Privacy Policies Online: further results from a continuing investigation

AUTHOR
Steve McRobb and Simon Rogerson

ABSTRACT

This paper represents an update on the progress of an ongoing research project to investigate the characteristics of online privacy policies, and the ways that a sample of policies have changed over three biennial surveys undertaken in 2000, 2002 and 2004.

Publication of a privacy policy is encouraged by industry groups such as the Online Privacy Alliance, and by online certification bodies such as TRUSTe, since such policies are taken to reassure the wary, and thereby to overcome one of the main presumed disincentives to trading online. Clearly such a view is based on assumptions about the nature and formation of trust between individuals and organisations in an online environment. Our research is founded on a theoretical investigation of trust online, which provides an underpinning to the empirical enquiry.

The research began in 2000 with a selection of 113 websites from a variety of organisations, all of which published a privacy policy that gave (in some cases, attempted to give; in yet other cases, simply failed to give) information about the collection and of data through the organisation’s website and its subsequent use. The organisations in the sample included large and small commercial businesses from many sectors and regions, voluntary sector organisations and a number of government departments and other public sector agencies. Further surveys have been conducted at two year intervals, and the data collected is currently undergoing analysis.

The surveys use a non-judgemental sampling approach that is in keeping with the primarily interpretive thrust of the research. Taken together, the three surveys completed so far provide a unique opportunity to investigate how organisations have shaped their online privacy policies in response to changing perceptions of the importance and role of trust in the decision-making processes of a variety of buyers and browsers. While the direction of the research has been, to a large extent, determined by the findings as they have emerged from the analysis, the results so far indicate an incomparably rich source of data that illuminates the dynamic nature of trust online.

Interim reports on earlier phases of the research have been presented at this conference in 2002 and 2004, and a paper on the first phase to be completed has also subsequently been published in IT and People.

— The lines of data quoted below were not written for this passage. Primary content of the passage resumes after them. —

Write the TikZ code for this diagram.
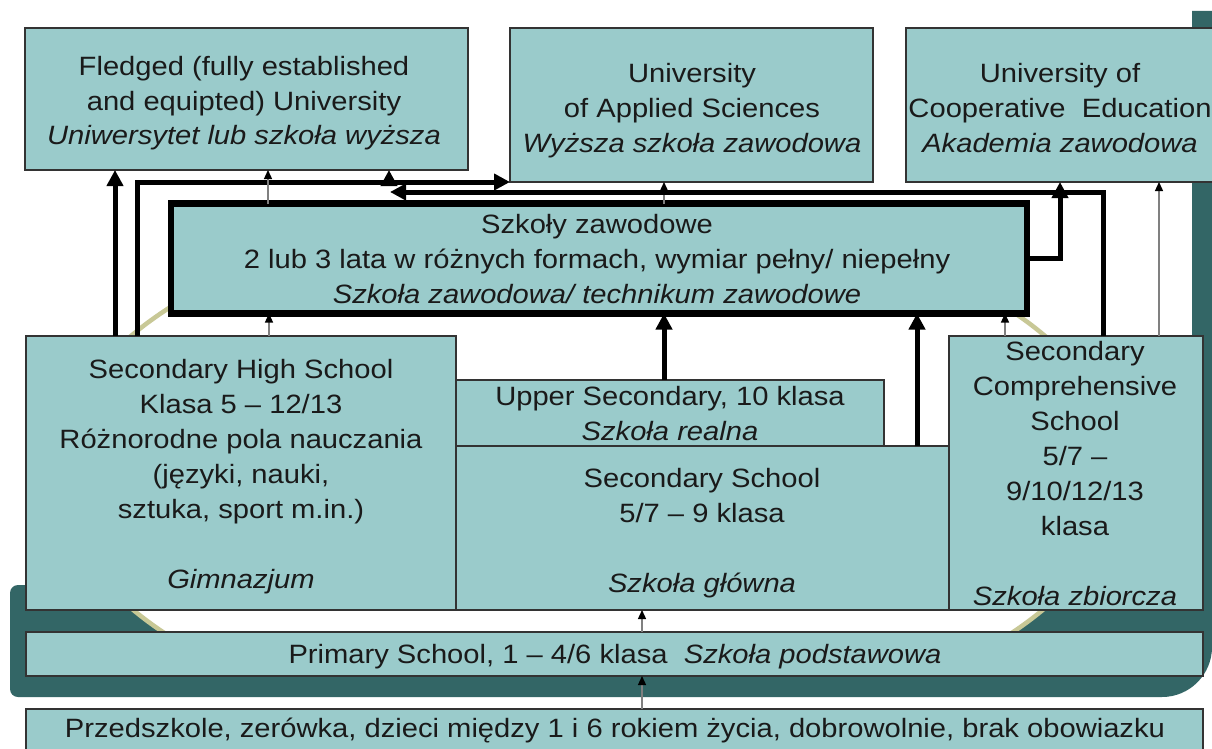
\documentclass[tikz,border=0pt]{standalone}
\usepackage{fontspec}
\setmainfont{Liberation Sans}[FakeStretch=1.1]
\usetikzlibrary{arrows.meta,calc}
\definecolor{boxfill}{HTML}{9ACBCB}
\definecolor{boxline}{HTML}{333333}
\definecolor{bandcol}{HTML}{336666}
\definecolor{arccol}{HTML}{C8C896}
\definecolor{thingray}{HTML}{808080}
\definecolor{txtcol}{HTML}{1A1A1A}
\begin{document}
\begin{tikzpicture}[x=1pt,y=-1pt,
  box/.style={draw=boxline,fill=boxfill,line width=1.2pt,inner sep=0pt,outer sep=0pt,anchor=north west},
  bigbox/.style={draw=black,fill=boxfill,line width=6.5pt,inner sep=0pt,outer sep=0pt,anchor=north west},
  txt/.style={align=center,inner sep=0pt,text=txtcol,font=\fontsize{26.5}{35}\selectfont},
  thk/.style={draw=black,line width=5pt,-{Triangle[length=16pt,width=16pt]}},
  thkline/.style={draw=black,line width=5pt},
  thn/.style={draw=thingray,line width=1.3pt,-{Triangle[length=9pt,width=8pt,color=black]}}]
\clip (0,0) rectangle (1212,749);
\fill[white] (0,0) rectangle (1212,749);
% dark band
\fill[bandcol] (10,593) .. controls (10,588.6) and (13.6,585) .. (18,585)
  -- (1192,585) -- (1192,11) -- (1212,11) -- (1212,647)
  .. controls (1212,674.6) and (1189.6,697) .. (1162,697)
  -- (18,697) .. controls (13.6,697) and (10,693.4) .. (10,689) -- cycle;
% white ellipse
\begin{scope}
\clip (0,0) rectangle (1212,655);
\filldraw[fill=white,draw=arccol,line width=4.5pt] (588,472) ellipse [x radius=531pt,y radius=267pt];
\end{scope}
% boxes
\node[box,minimum width=443pt,minimum height=142pt] (f1) at (25,28) {};
\node[box,minimum width=363pt,minimum height=154pt] (f2) at (510,28) {};
\node[box,minimum width=320pt,minimum height=154pt] (f3) at (906,28) {};
\node[bigbox,minimum width=856pt,minimum height=110pt] (sz) at (171,203.5) {};
\node[box,minimum width=430pt,minimum height=274pt] (sh) at (26,336) {};
\node[box,minimum width=428pt,minimum height=66pt] (us) at (456,380) {};
\node[box,minimum width=493pt,minimum height=164pt] (ss) at (456,446) {};
\node[box,minimum width=254pt,minimum height=274pt] (sc) at (949,336) {};
\node[box,minimum width=1177pt,minimum height=44pt] (pr) at (26,632) {};
\node[box,minimum width=1177pt,minimum height=60pt] (pz) at (26,709) {};
\coordinate (m1) at (390,192);
% connectors
\draw[thk] (115,0 |- sh.north) -- (115,0 |- f1.south);
\draw[thk] (137,0 |- sh.north) |- (f2.south west);
\draw[thk] (389,0 |- f2.south) -- (389,0 |- f1.south);
\draw[thn] (268,0 |- sz.north) -- (268,0 |- f1.south);
\draw[thn] (269,0 |- sh.north) -- (269,0 |- sz.south);
\draw[thn] (664,0 |- sz.north) -- (664,0 |- f2.south);
\draw[thk] (664,0 |- us.north) -- (664,0 |- sz.south);
\draw[thk] (917,0 |- ss.north) -- (917,0 |- sz.south);
\draw[thn] (1005,0 |- sc.north) -- (1005,0 |- sz.south);
\draw[thk] (sz.east) -| (1060,0 |- f3.south);
\draw[thk] (1103,0 |- sc.north) |- (m1);
\draw[thn] (1159,0 |- sc.north) -- (1159,0 |- f3.south);
\draw[thn] (642,0 |- pr.north) -- (642,0 |- ss.south);
\draw[thn] (642,0 |- pz.north) -- (642,0 |- pr.south);
% texts
\node[txt] (t1) at (244,103) {\strut Fledged (fully established\\ \strut and equipted) University\\ \strut\textit{Uniwersytet lub szkoła wyższa}};
\node[txt] (t2) at (692,110) {\strut University\\ \strut of Applied Sciences\\ \strut\textit{Wyższa szkoła zawodowa}};
\node[txt] (t3) at (1060,110) {\strut University of\\ \strut Cooperative\ \ Education\\ \strut\textit{Akademia zawodowa}};
\node[txt] (tsz) at (597,261) {\strut Szkoły zawodowe\\ \strut 2 lub 3 lata w różnych formach, wymiar pełny/ niepełny\\ \strut\textit{Szkoła zawodowa/ technikum zawodowe}};
\node[txt] (tsh) at (241,476) {\strut Secondary High School\\ \strut Klasa 5 – 12/13\\ \strut Różnorodne pola nauczania\\ \strut (języki, nauki,\\ \strut sztuka, sport m.in.)\\ \strut\\ \strut\textit{Gimnazjum}};
\node[txt] (tus) at (670,415.5) {\strut Upper Secondary, 10 klasa\\ \strut\textit{Szkoła realna}};
\node[txt] (tss) at (702,532.5) {\strut Secondary School\\ \strut 5/7 – 9 klasa\\ \strut\\ \strut\textit{Szkoła główna}};
\node[txt] (tsc) at (1075,475.5) {\strut Secondary\\ \strut Comprehensive\\ \strut School\\ \strut 5/7 –\\ \strut 9/10/12/13\\ \strut klasa\\ \strut\\ \strut\textit{Szkoła zbiorcza}};
\node[txt] (tpr) at (615,656) {\strut Primary School, 1 – 4/6 klasa\ \ \textit{Szkoła podstawowa}};
\node[txt] (tpz) at (615,730) {\strut Przedszkole, zerówka, dzieci między 1 i 6 rokiem życia, dobrowolnie, brak obowiazku};
\end{tikzpicture}
\end{document}
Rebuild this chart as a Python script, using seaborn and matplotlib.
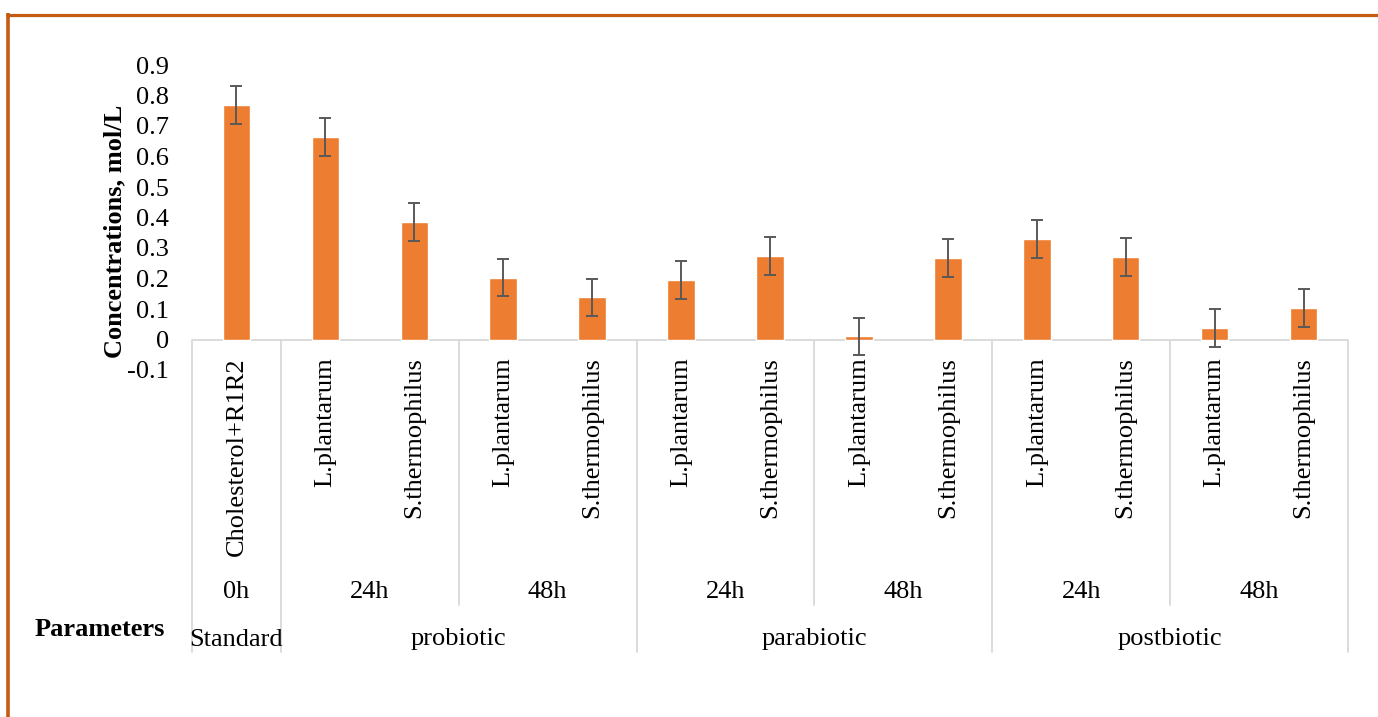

These papers highlighted a number of issues that required attention on the part of those organisations that choose to publish an online privacy policy. For example, some privacy policies were so hard to understand that their value as a persuasive tool is open to considerable doubt. Others were so hard to find that there seemed little point in going to the trouble of posting them. The results of the first survey also indicated that many organisations show a great deal of inconsistency in their approach. For example, the most readable policies were not necessarily the easiest to find. There were also surprising regional effects. For example, North American policies scored more favourably on most assessed aspects than did European policies, with the exception of policy visibility. This ran counter to the expected effect, based on European legislation regarding data privacy. As comparative data between consecutive policies has become available, this has revealed some of the major changes in policy content, structure etc. that have taken place in the sample policies in the interval between 2000 and 2002. These changes did not, on first inspection, appear to be minor. Over this two year period, only 12% of policies showed no change, while over half showed ‘significant’ or ‘radical’ changes. Since this period includes a number of significant world events (not least, the World Trade Center attacks, but also the the implementation of the EU Privacy Directive), this is perhaps to be expected. It is anticipated that further investigation will throw more light on the ways that organisations have sought to respond to changes in commercial and regulatory environment. Efforts are currently being focused on a detailed examination of these changes, and this paper will report the latest findings from the analysis.

A further sample was collected late in 2004, and the preliminary results of the analysis of this latest survey will be available in time to report at conference. These are expected to reveal a further step in the evolution of online privacy policies, although at this stage it is not possible to forecast with any confidence what changes may be involved.